Степень разработанности проблемы. Особый вклад в изучение советско-американских и российско-американских отношений внесли такие выдающиеся советские и российские исследователи, как В.П. Абаренков, А.Г. Арбатов, Г.А. Арбатов, Э.Я. Баталов, А.Д. Богатуров, Р.Г. Богданов, К.С. Гаджиев, Ю.П. Давыдов, В.В. Журкин, Ю.А. Замошкин, В.П. Золотухин, В.М. Зубок, Э.А. Иванян, Н.Н. Иноземцев, А.А. Кокошин, В.А. Кременюк, В.П. Лукин, В.Л. Мальков, А.С. Маныкин, М.А. Милыптейн, В.А. Никонов, М.Г. Носов, В.О. Печатнов, В.Д. Писарев, К.В. Плешаков, П.Т. Подлесный, В.Ф. Петровский, СМ. Рогов, В.Б. Супян, Г.А. Трофименко, А.И. Уткин, А.А. Фурсенко, Г.С. Хозин, Т.А. Шаклеина, Н.П. Шмелев, Н.Н. Яковлев и мн.др.

Неоценимый вклад в изучение советско/российско-американских отношений внесли и американские исследователи, такие, как Б. Аллен, Г. Алперовитц, 36. Бжезинский, Дж. Бреслауэр, С. Бялер, Дж. Гэддис, Р. Джервис, А. Джордж, Д. Йергин, Дж. Кеннан, Г. Киссинджер, Р. Легволд, М. Мандельбаум, Дж. Най, Р. Пайпс, Д. Сайме, У. Таубман, С. Тэлботт, А. Улам, Р. Холлоуэй, М. Шульман, Г. Эллисон, Н. Ямготч и мн. др.

Вопрос о наличии режимов в этих отношениях до сих пор, однако, является предметом споров в российской и зарубежной историографии. Многие исследователи ставили и ставят под вопрос саму возможность существования советско/российско-американских режимов - то ли ввиду наличия непреодолимых идеологических барьеров между двумя государствами, то ли по причине несопоставимости их потенциалов (1). Некоторые эксперты вообще игнорируют данную проблему во взаимоотношениях России и Америки, уделяя преимущественно внимание совпадающим или различным интересам двух этих стран (2).

Первоначально понятие «режим» использовалось при анализе взаимоотношений между высокоразвитыми капиталистическими странами, но в дальнейшем специалисты в области международных отношений начали рассматривать и режимы, созданные коллективными усилиями Востока и Запада (в том числе США и СССР) в годы «холодной войны» (3).

В современной политологической литературе отсутствует единое и общепринятое определение понятия «международный режим». Некоторые исследователи определяют последний как «порядок, составленный из определенных и закрепленных в международном праве норм и процедур, регулирующих поведение государств по отношению к объекту установленного режима» (4).

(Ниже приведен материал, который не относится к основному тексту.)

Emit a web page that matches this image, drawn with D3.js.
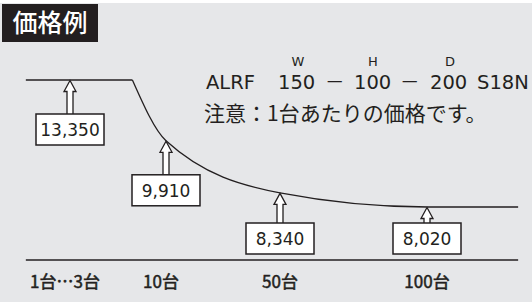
<!DOCTYPE html>
<html>
<head>
<meta charset="utf-8">
<script src="https://cdn.jsdelivr.net/npm/d3@7"></script>
<style>
  html, body { margin: 0; padding: 0; background: #fff; }
  svg { display: block; font-family: "DejaVu Sans", "Noto Sans CJK JP", sans-serif; }
</style>
</head>
<body>
<div id="wrapper"></div>
<script>
// data
const categories = ["1台…3台", "10台", "50台", "100台"]
const prices = [13350, 9910, 8340, 8020]
const title = "価格例"
const modelParts = ["ALRF", "150", "－", "100", "－", "200", "S18N"]
const dimLetters = ["W", "H", "D"]
const note = "注意：1台あたりの価格です。"

function drawPriceChart() {
    const width = 532
    const height = 302

    const svg = d3.select("#wrapper")
        .append("svg")
        .attr("width", width)
        .attr("height", height)

    svg.append("rect")
        .attr("x", 0).attr("y", 3)
        .attr("width", width).attr("height", height - 3)
        .attr("fill", "#e6e7e9")

    // title
    svg.append("rect")
        .attr("x", 2).attr("y", 4)
        .attr("width", 96).attr("height", 38)
        .attr("fill", "#231f20")
    svg.append("text")
        .attr("x", 50).attr("y", 32)
        .attr("text-anchor", "middle")
        .attr("fill", "#fff")
        .style("font-family", "'Noto Sans CJK JP'")
        .style("font-size", "25px")
        .style("font-weight", 500)
        .text(title)

    // scales: category index -> x, price -> y
    const xScale = d3.scaleLinear()
        .domain([0, 1, 2, 3])
        .range([70, 166, 280, 427])

    const yScale = d3.scalePow()
        .exponent(-1.7)
        .domain([prices[3], prices[0]])
        .range([207, 80])

    const axisStart = -0.46
    const axisEnd = 3.62
    const breakIndex = 0.65
    const baseY = 260

    // flat part (1..3 units)
    const line = d3.line()
        .x(d => xScale(d.i))
        .y(d => yScale(d.v))

    svg.append("path")
        .attr("d", line([{ i: axisStart, v: prices[0] }, { i: breakIndex, v: prices[0] }]))
        .attr("fill", "none")
        .attr("stroke", "#231f20")
        .attr("stroke-width", 1.3)

    // decaying part
    const curvePoints = [{ i: breakIndex, v: prices[0] }]
        .concat(prices.slice(1).map((v, k) => ({ i: k + 1, v: v })))
        .concat([{ i: axisEnd, v: prices[3] }])

    svg.append("path")
        .attr("d", line.curve(d3.curveMonotoneX)(curvePoints))
        .attr("fill", "none")
        .attr("stroke", "#231f20")
        .attr("stroke-width", 1.3)

    // baseline
    svg.append("line")
        .attr("x1", xScale(axisStart)).attr("x2", xScale(axisEnd))
        .attr("y1", baseY).attr("y2", baseY)
        .attr("stroke", "#231f20")
        .attr("stroke-width", 1.5)

    // category labels (semi-bold look)
    svg.selectAll(".cat")
        .data(categories)
        .join("text")
        .attr("class", "cat")
        .attr("x", (d, i) => xScale(i) - (i < 2 ? 5 : 0))
        .attr("y", 288)
        .attr("text-anchor", "middle")
        .attr("fill", "#231f20")
        .attr("stroke", "#231f20")
        .attr("stroke-width", 0.5)
        .style("font-family", "'Noto Sans CJK JP'")
        .style("font-size", "17px")
        .text(d => d)

    // callouts
    const fmt = d3.format(",")
    const boxW = 68
    const boxH = 31
    const callouts = svg.selectAll(".callout")
        .data(prices)
        .join("g")
        .attr("class", "callout")

    const boxTop = v => Math.min(yScale(v) + 34, 223)

    callouts.append("path")
        .attr("d", (v, i) => {
            const x = xScale(i)
            const ty = yScale(v) + 0.5
            const hy = ty + 11
            const by = boxTop(v) + 1
            return `M${x},${ty}L${x + 6},${hy}L${x + 3},${hy}L${x + 3},${by}L${x - 3},${by}L${x - 3},${hy}L${x - 6},${hy}Z`
        })
        .attr("fill", "#fff")
        .attr("stroke", "#231f20")
        .attr("stroke-width", 1.3)
        .attr("stroke-linejoin", "miter")

    callouts.append("rect")
        .attr("x", (v, i) => xScale(i) - boxW / 2)
        .attr("y", v => boxTop(v))
        .attr("width", boxW)
        .attr("height", boxH)
        .attr("fill", "#fff")
        .attr("stroke", "#231f20")
        .attr("stroke-width", 1.5)

    callouts.append("text")
        .attr("x", (v, i) => xScale(i))
        .attr("y", v => boxTop(v) + 22)
        .attr("text-anchor", "middle")
        .attr("fill", "#231f20")
        .style("font-size", "17px")
        .text(v => fmt(v))

    // model text
    const partX = [206, 278, 325, 354, 400, 430, 477]
    svg.selectAll(".model")
        .data(modelParts)
        .join("text")
        .attr("class", "model")
        .attr("x", (d, i) => partX[i])
        .attr("y", 89)
        .attr("fill", "#231f20")
        .style("font-size", "19.5px")
        .text(d => d)

    const letterX = [298, 373, 450]
    svg.selectAll(".dim")
        .data(dimLetters)
        .join("text")
        .attr("class", "dim")
        .attr("x", (d, i) => letterX[i])
        .attr("y", 66)
        .attr("text-anchor", "middle")
        .attr("fill", "#231f20")
        .style("font-size", "13px")
        .text(d => d)

    svg.append("text")
        .attr("x", 204)
        .attr("y", 121)
        .attr("fill", "#231f20")
        .style("font-family", "'Noto Sans CJK JP'")
        .style("font-size", "21px")
        .text(note)
}

drawPriceChart()
</script>
</body>
</html>
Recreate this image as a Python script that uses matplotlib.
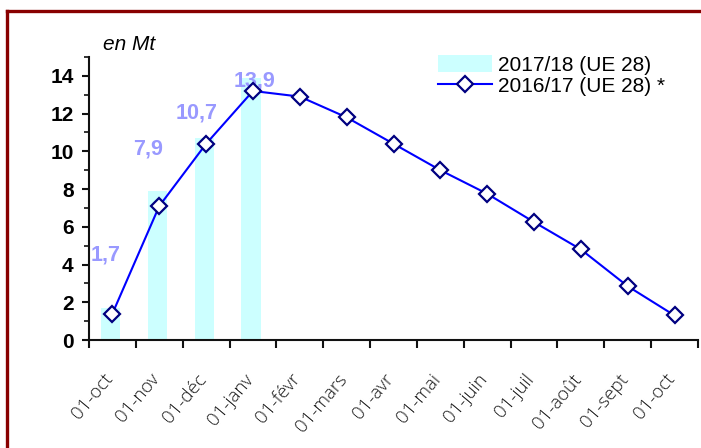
import matplotlib
matplotlib.use("Agg")
import matplotlib.pyplot as plt
from matplotlib.lines import Line2D
from matplotlib.patches import Patch
import numpy as np

# ---- data ----
categories = ["01-oct", "01-nov", "01-déc", "01-janv", "01-févr", "01-mars", "01-avr",
              "01-mai", "01-juin", "01-juil", "01-août", "01-sept", "01-oct"]
bars_2017 = [1.7, 7.9, 10.7, 13.9]
line_2016 = [1.4, 7.1, 10.4, 13.2, 12.9, 11.8, 10.4, 9.0, 7.75, 6.25, 4.8, 2.85, 1.3]
bar_label = "2017/18 (UE 28)"
line_label = "2016/17 (UE 28) *"
y_ticks = [0, 2, 4, 6, 8, 10, 12, 14]

# manual label placements (category offset, y in data units), as in the reference
label_pos_x = [-0.14, 0.76, 1.80, 3.04]
label_pos_y = [4.5, 10.1, 12.05, 13.75]

plt.rcParams['font.family'] = ['Liberation Sans', 'DejaVu Sans']

fig = plt.figure(figsize=(7.01, 4.48), dpi=100)
W, H = 701, 448
ax = fig.add_axes([89 / W, 1 - 340 / H, (698 - 89) / W, (340 - 57) / H])

x = np.arange(len(categories))
xb = np.arange(len(bars_2017))
bar_color = '#CCFFFF'
ax.bar(xb - 0.04, bars_2017, width=0.41, color=bar_color, zorder=1)
ax.plot(x, line_2016, color='#0000FF', lw=1.5, marker='D', markersize=8.5,
        markerfacecolor='white', markeredgecolor='#000080', markeredgewidth=1.6, zorder=3)

for v, lx, ly in zip(bars_2017, label_pos_x, label_pos_y):
    ax.text(lx, ly, f"{v:.1f}".replace('.', ','), color='#9999FF', fontsize=15.5,
            fontweight='bold', ha='center', va='center', zorder=2)

ax.set_xlim(-0.5, len(categories) - 0.5)
ax.set_ylim(0, 15)

for s in ['top', 'right']:
    ax.spines[s].set_visible(False)
for s in ['left', 'bottom']:
    ax.spines[s].set_linewidth(1.5)
    ax.spines[s].set_color('#111111')

ax.set_yticks(y_ticks)
ax.set_yticks(np.arange(0, 16, 1), minor=True)
ax.tick_params(axis='y', which='major', length=5, width=1.5, direction='out', pad=6,
               labelsize=15, color='#111111')
ax.tick_params(axis='y', which='minor', length=3.5, width=1.2, direction='out', color='#111111')
for t in ax.get_yticklabels():
    t.set_fontweight('bold')

ax.set_xticks(np.arange(-0.5, len(categories), 1))
ax.set_xticklabels([])
ax.tick_params(axis='x', which='major', length=6, width=1.5, direction='out', color='#111111')

for xi, lab in zip(x, categories):
    ax.annotate(lab, xy=(xi, 0), xycoords=('data', 'axes fraction'),
                xytext=(-2, -26), textcoords='offset points',
                rotation=50, rotation_mode='anchor', ha='right', va='center',
                fontsize=13.5, color='#1a1a1a', family=['Open Sans', 'DejaVu Sans'],
                fontweight='light', annotation_clip=False)

fig.text(103 / W, 1 - 50 / H, "en Mt", fontsize=15, style='italic', ha='left', va='baseline')

handles = [Patch(facecolor=bar_color, edgecolor='none'),
           Line2D([], [], color='#0000FF', lw=1.5, marker='D', markersize=8.5,
                  markerfacecolor='white', markeredgecolor='#000080', markeredgewidth=1.6)]
fig.legend(handles, [bar_label, line_label], loc='upper left',
           bbox_to_anchor=(438 / W, 1 - 55 / H), frameon=False, fontsize=15,
           handlelength=2.6, handletextpad=0.3, labelspacing=0.1, borderpad=0,
           borderaxespad=0, handleheight=0.85)

# border (dark red, cropped at right and bottom)
border_color = '#880000'
fig.add_artist(Line2D([6.5 / W, 1.02], [1 - 11 / H, 1 - 11 / H], transform=fig.transFigure,
                      color=border_color, lw=2.4))
fig.add_artist(Line2D([6.5 / W, 6.5 / W], [-0.02, 1 - 11 / H], transform=fig.transFigure,
                      color=border_color, lw=2.4, solid_capstyle='projecting'))

fig.savefig("out.png", dpi=100)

Другие эксперты-международники относят режимы, наряду с международными организациями и неписанными правилами поведения субъектов международных отношений, к международным институтам, или «постоянно действующим и взаимосвязанным наборам правил (формальным и неформальным), которые предписывают поведенческие нормы, лимитируют активизм и определяют ожидания» субъектов международных отношений (5).

Есть, впрочем, и такие исследователи, которые считают такое определение международного режима слишком узким. Так, например, по мнению российского исследователя Н.Н. Сокова, «наиболее полной формой международного режима является международная организация, затем следуют различные варианты международных соглашений (дву- и многосторонних), неформальные договоренности и, наконец, негласные взаимопонимания, как правило касающиеся воздержания от тех или иных действий (как, например, в течение холодной войны СССР и США воздерживались от пусков стратегических ракет в направлении другой стороны)» (6).

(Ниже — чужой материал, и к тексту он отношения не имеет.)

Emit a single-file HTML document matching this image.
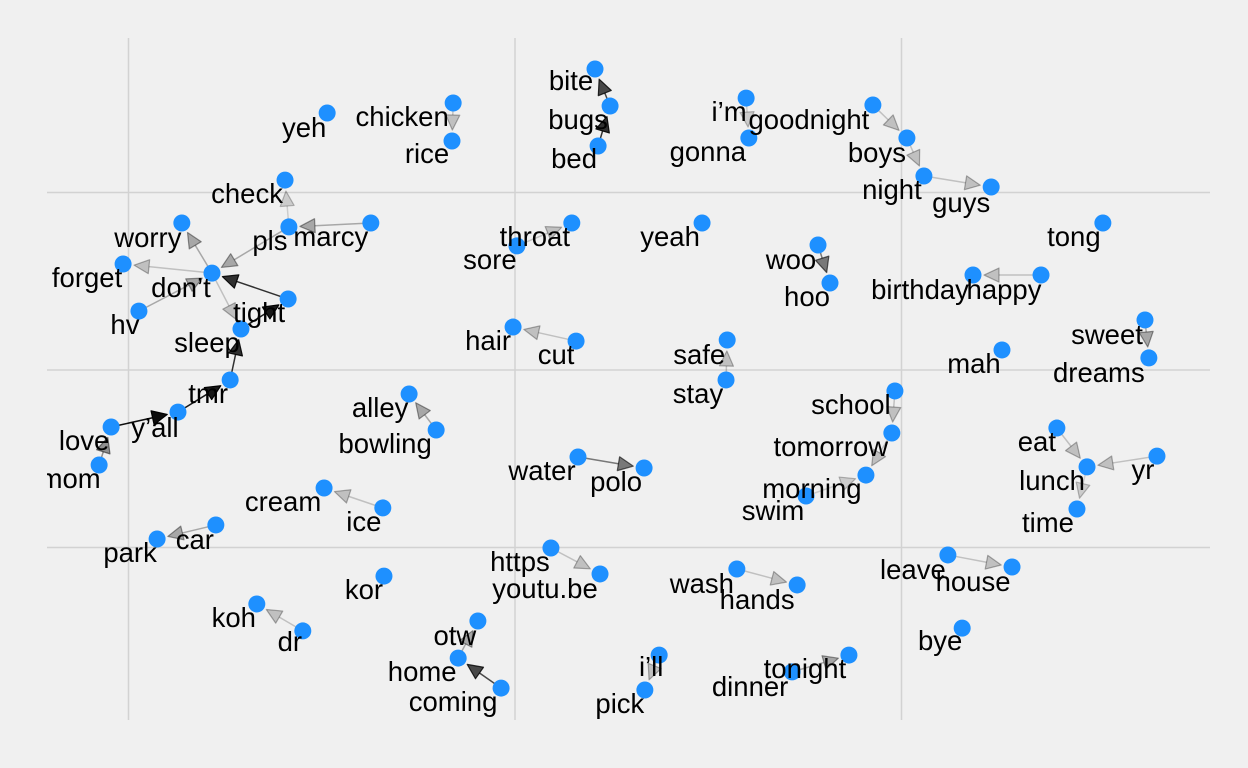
<!DOCTYPE html>
<html><head><meta charset="utf-8">
<style>
html,body{margin:0;padding:0;background:#f0f0f0;}
svg{display:block;}
text{font-family:"Liberation Sans",Arial,sans-serif;font-size:27.5px;fill:#000;}
</style></head>
<body>
<svg id="chart" width="1248" height="768" viewBox="0 0 1248 768" xmlns="http://www.w3.org/2000/svg">
<defs><clipPath id="plotclip"><rect x="47" y="0" width="1201" height="768"/></clipPath></defs>
<rect width="1248" height="768" fill="#f0f0f0"/>
<g clip-path="url(#plotclip)">
<g id="grid"></g>
<g id="edges"></g>
<g id="nodes"></g>
<g id="labels"></g>
</g>
</svg>
<script>
const words = ["bite","bugs","bed","chicken","rice","yeh","i’m","gonna","goodnight","boys","night","guys","check","pls","marcy","worry","forget","don’t","hv","tight","sleep","tmr","y’all","love","mom","throat","sore","yeah","woo","hoo","tong","happy","birthday","sweet","dreams","mah","hair","cut","safe","stay","alley","bowling","school","tomorrow","morning","swim","eat","lunch","yr","time","water","polo","cream","ice","park","car","https","youtu.be","kor","wash","hands","leave","house","koh","dr","otw","home","coming","i’ll","pick","bye","dinner","tonight"];
const layoutX = [2.07,2.46,2.15,-1.60,-1.63,-4.86,5.98,6.05,9.26,10.14,10.58,12.32,-5.95,-5.85,-3.73,-8.62,-10.14,-7.84,-9.73,-5.87,-7.09,-7.37,-8.72,-10.45,-10.76,1.47,0.05,4.84,7.84,8.15,15.21,13.61,11.85,16.30,16.40,12.60,-0.05,1.58,5.49,5.46,-2.74,-2.04,9.83,9.75,9.08,7.53,14.02,14.80,16.61,14.54,1.63,3.34,-4.94,-3.42,-9.26,-7.74,0.93,2.20,-3.39,5.74,7.30,11.20,12.86,-6.68,-5.49,-0.96,-1.47,-0.36,3.73,3.36,11.57,7.17,8.64];
const layoutY = [16.96,14.87,12.62,15.04,12.90,14.48,15.32,13.07,14.93,13.07,10.93,10.31,10.70,8.06,8.28,8.28,5.97,5.46,3.32,4.00,2.31,-0.56,-2.37,-3.21,-5.35,8.28,6.99,8.28,7.04,4.90,8.28,5.35,5.35,2.82,0.68,1.13,2.42,1.63,1.69,-0.56,-1.35,-3.38,-1.18,-3.55,-5.92,-7.10,-3.27,-5.46,-4.85,-7.83,-4.90,-5.52,-6.65,-7.77,-9.52,-8.73,-10.03,-11.49,-11.61,-11.21,-12.11,-10.42,-11.10,-13.18,-14.70,-14.14,-16.23,-17.92,-16.06,-18.03,-14.54,-17.01,-16.06];
const edgeFrom = ["bugs","bed","chicken","i’m","goodnight","boys","night","marcy","pls","pls","don’t","don’t","hv","tight","sleep","tmr","y’all","love","mom","don’t","sore","woo","happy","sweet","cut","stay","bowling","school","tomorrow","swim","eat","yr","lunch","water","ice","car","https","wash","leave","dr","home","coming","i’ll","dinner"];
const edgeTo = ["bite","bugs","rice","gonna","boys","night","guys","pls","check","don’t","worry","forget","don’t","don’t","tight","sleep","tmr","y’all","love","sleep","throat","hoo","birthday","dreams","hair","safe","alley","tomorrow","morning","morning","lunch","lunch","time","polo","cream","park","youtu.be","hands","house","koh","otw","home","pick","tonight"];
const edgeWeight = [0.7,0.8,0.2,0.15,0.2,0.2,0.2,0.3,0.15,0.3,0.3,0.2,0.3,0.8,0.9,0.8,0.9,0.95,0.4,0.2,0.2,0.5,0.2,0.3,0.2,0.2,0.3,0.2,0.2,0.15,0.2,0.2,0.15,0.5,0.2,0.3,0.2,0.2,0.2,0.2,0.3,0.7,0.2,0.3];
const gridX = [-10,0,10];
const gridY = [10,0,-10];

const labelOffset = {"bite":[-24,12],"bugs":[-32,14],"bed":[-24,13],"chicken":[-51,14],"rice":[-25,13],"yeh":[-23,15],"i’m":[-17,14],"gonna":[-41,14],"goodnight":[-64,15],"boys":[-30,15],"night":[-32,14],"guys":[-30,16],"check":[-38,14],"pls":[-19,14],"marcy":[-40,14],"worry":[-34,15],"forget":[-36,14],"don’t":[-31,15],"hv":[-14,14],"tight":[-29,14],"sleep":[-34,14],"tmr":[-22,14],"y’all":[-23,16],"love":[-27,14],"mom":[-29,14],"throat":[-37,14],"sore":[-27,14],"yeah":[-32,14],"woo":[-27,15],"hoo":[-23,14],"tong":[-29,14],"happy":[-37,15],"birthday":[-53,15],"sweet":[-38,15],"dreams":[-50,15],"mah":[-28,14],"hair":[-25,14],"cut":[-20,14],"safe":[-28,15],"stay":[-28,14],"alley":[-29,14],"bowling":[-51,14],"school":[-44,14],"tomorrow":[-61,14],"morning":[-54,14],"swim":[-33,15],"eat":[-20,14],"lunch":[-35,14],"yr":[-14,14],"time":[-29,14],"water":[-36,14],"polo":[-28,14],"cream":[-41,14],"ice":[-19,14],"park":[-27,14],"car":[-21,15],"https":[-31,14],"youtu.be":[-55,15],"kor":[-20,14],"wash":[-35,15],"hands":[-40,15],"leave":[-35,15],"house":[-39,15],"koh":[-23,14],"dr":[-13,11],"otw":[-23,15],"home":[-36,14],"coming":[-48,14],"i’ll":[-8,12],"pick":[-25,14],"bye":[-22,13],"dinner":[-42,15],"tonight":[-44,14]};

const X = v => 515 + v*38.65;
const Y = v => 370 - v*17.75;
const NS = "http://www.w3.org/2000/svg";
function mk(tag, parent){const e=document.createElementNS(NS,tag);parent.appendChild(e);return e;}

const grid=document.getElementById('grid');
gridX.forEach(g=>{const l=mk('line',grid);


l.setAttribute('x1',X(g));l.setAttribute('x2',X(g));l.setAttribute('y1',38);l.setAttribute('y2',720);l.setAttribute('stroke','#d2d2d2');l.setAttribute('stroke-width','1.5');});
gridY.forEach(g=>{const l=mk('line',grid);


l.setAttribute('x1',47);l.setAttribute('x2',1210);l.setAttribute('y1',Y(g));l.setAttribute('y2',Y(g));l.setAttribute('stroke','#d2d2d2');l.setAttribute('stroke-width','1.5');});

const pos={};
words.forEach((w,i)=>{pos[w]=[X(layoutX[i]),Y(layoutY[i])];});

const eg=document.getElementById('edges');
edgeFrom.forEach((f,i)=>{
  const a=pos[f], b=pos[edgeTo[i]]; if(!a||!b) return;
  const dx=b[0]-a[0], dy=b[1]-a[1], L=Math.hypot(dx,dy), ux=dx/L, uy=dy/L;
  const tip=[b[0]-ux*11,b[1]-uy*11];
  const base=[tip[0]-ux*15,tip[1]-uy*15];
  const px=-uy*7, py=ux*7;
  const al=edgeWeight[i];
  const g=mk('g',eg);
  
  
  const l=mk('line',g);
  l.setAttribute('x1',a[0]+ux*8);l.setAttribute('y1',a[1]+uy*8);l.setAttribute('x2',base[0]);l.setAttribute('y2',base[1]);
  l.setAttribute('stroke','#000');l.setAttribute('stroke-opacity',al);l.setAttribute('stroke-width','1.5');
  const p=mk('polygon',g);
  p.setAttribute('points',`${tip[0]},${tip[1]} ${base[0]+px},${base[1]+py} ${base[0]-px},${base[1]-py}`);
  p.setAttribute('fill','#000');p.setAttribute('fill-opacity',al);p.setAttribute('stroke','#000');p.setAttribute('stroke-opacity',Math.min(1,al+0.1));p.setAttribute('stroke-width','1.2');p.setAttribute('stroke-linejoin','round');
});

const ng=document.getElementById('nodes'), lg=document.getElementById('labels');
words.forEach(w=>{
  const c=mk('circle',ng);
  
  
  c.setAttribute('cx',pos[w][0]);c.setAttribute('cy',pos[w][1]);c.setAttribute('r',8.5);c.setAttribute('fill','#1e90ff');
  const o=labelOffset[w]||[-25,14];
  const t=mk('text',lg);
  
  
  t.setAttribute('x',pos[w][0]+o[0]);t.setAttribute('y',pos[w][1]+o[1]+9);t.setAttribute('text-anchor','middle');
  t.textContent=w;
});
</script>
</body></html>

Следует отметить в этой связи, что до сих пор в научной среде продолжаются терминологические споры относительно того, чем «международные институты» отличаются от «международных режимов». Некоторые специалисты (например, С. Краснер) склонны рассматривать «режимы» как набор неформальных норм и договоренностей (в противоположность международным организациям, функционирующим на основании писаного международного права), другие же (в частности, американская исследовательница Л. Мартин), признавая возможность

«формализации» режимов, не видят принципиального различия между понятиями «режим», «институт» и «организация» (7).

Авторитетный российский теоретик-международник Э.Я. Баталов также рассматривает понятия «институт» и «режим» как достаточно близкие друг к другу: «Под международными институтами... понимается выработанная в результате международных соглашений совокупность правил (режимов), определяющих взаимодействие государств и других национальных акторов в тех или иных сферах, а также приемлемые (и неприемлемые) формы их поведения на международной арене» /курсив авт. — Б.В./ (8).

Наконец, такой крупнейший авторитет, как К. Холсти, полагает, что понятие «институт», близкое к понятию «международная организация», включено в более общее понятие «режим»: «В сегодняшнем мире мы имеем тысячи норм, правил и институтов, которые регулируют, управляют и перераспределяют стоимость осуществления транзакций между обществами и правительствами. Мы называем эти учреждения режимами /курсив авт.-Б.В./(9).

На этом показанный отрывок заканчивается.